The areas you explored were also varied and had real depth and beauty behind their dilapidated elements. The shadows of the hanged men come to mind. I was a little disappointing that the last part was just a zombie rush. After the boss battle on the raft, I was hoping there would be one more big boss. It was just a little anticlimactic, and it ended sooner than I had expected.
The graphics, environments and enemies all looked great and i liked it enough to finish it all the way, but I don;t think there's enough to make me play more than once.
2 out of 3 isn't bad.
I think out of the three episodes, this one is my least favorite. The others were dark to be sure, but still had a sense of whimsy about them, like the staircase being hidden in a treasure chest or that really cool forest in the second episode. This one had the wacky characters for sure, but the settings weren't anything special. Even the laboratory at the end was a bit disappointing.
I also felt the ending was a little unsatisfying. I can appreciate that you didn't want to fully explain the story, and leave certain elements ambiguous, but to me, it just felt like there were too many holes in the story.
The puzzle solving was also an issue. Often times, there weren't many clues, you just had to revisit old areas, rapidly clicking on everything to see if something would happen. This is par for the course when it comes to adventure games, but I feel the last two episodes had much more thought put into the clues, and had some better elements involved in the pizzle solving (like the lens from the first episode).
There were still things I liked about this game. It still has that gritty mix of childhood fantasy and dark noir style suspense. The art and music were good and helped pull me into the story. I suppose i liked it enough to play through the whole thing, but I'll remember the first two as having a bigger impact on me.
A clever idea
This is a fun and functional shooter. The graphics and sound are charming 8 bit fair and the challenge is decent for the most part. My only major gripes are the fact that the game is a bit too random at times. I would go out of my way to shoot down the power up helicopters, so I could improve my weapon, and more than half the time, it was just an extra points medal.
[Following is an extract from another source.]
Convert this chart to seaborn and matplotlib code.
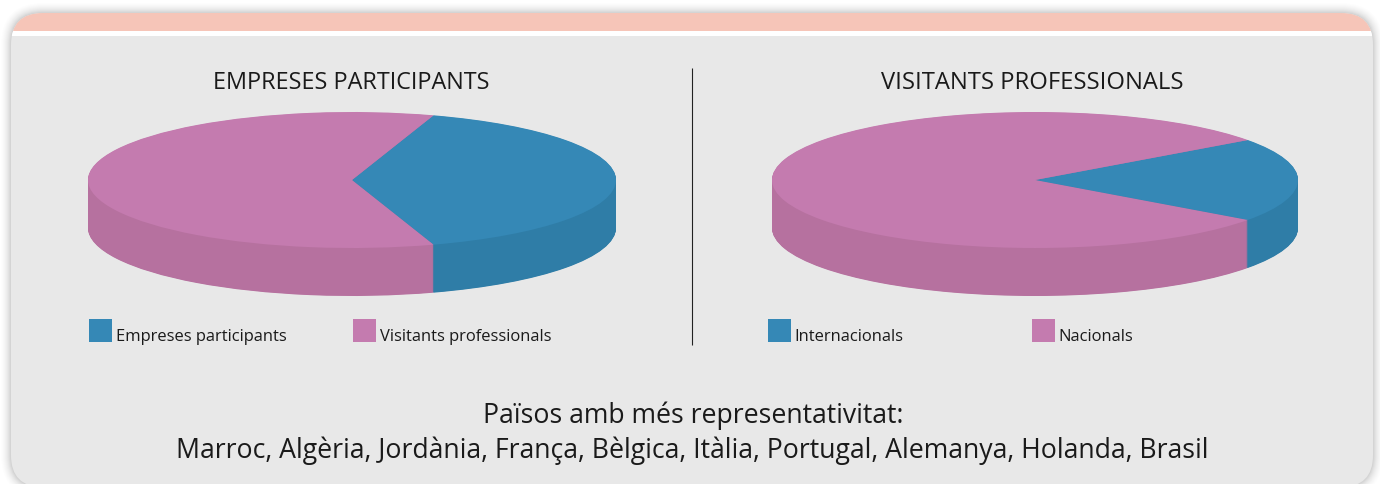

This also plays into the fact that the only weapon worth using is the spread shot. I assume the basic fire and missiles are stronger, but the difference isn't noticeable enough to make them worth it. So I shoot down more power up helicopters, only to get a bunch of point medals and upgrades for weapons I don't want AND dodge enemy fire at the same time.
And again, this wouldn't be a major issue if you get the spread shot early on, but every time you start the next level, you lose all your power ups! This is especially a problem in the final level, because so much is thrown at you before you even see your first power up helicopter and even if you get to the helicopter, there's a chance that it won;t benefit you at all!
I was also disappointed that there was no final boss. Just a little survival rush at the end, till your crew blew the train up. Not very climactic.
Most of this review has been negative, but I actually did enjoy this game. There was a nice selection of planes, and a wide variety of enemy types to blow up.
Maybe I'll actually play the original Hawx game now!
Interesting idea, but....
The game play killed it for me. It's clever at times, but most of the time it just felt more like trial and error. The worst part is that you have to be so precise with your movements, and there's just too much going on in those little animations to get that precision.
It's a shame too, because the little things happening in the background really caught my interest, and even though I wanted to see what happens next, I could just tell that each level would be more of the same frustration.
The ideas and ground work are there, but it just moves too slow and clumsily to keep me wanting to get to the end.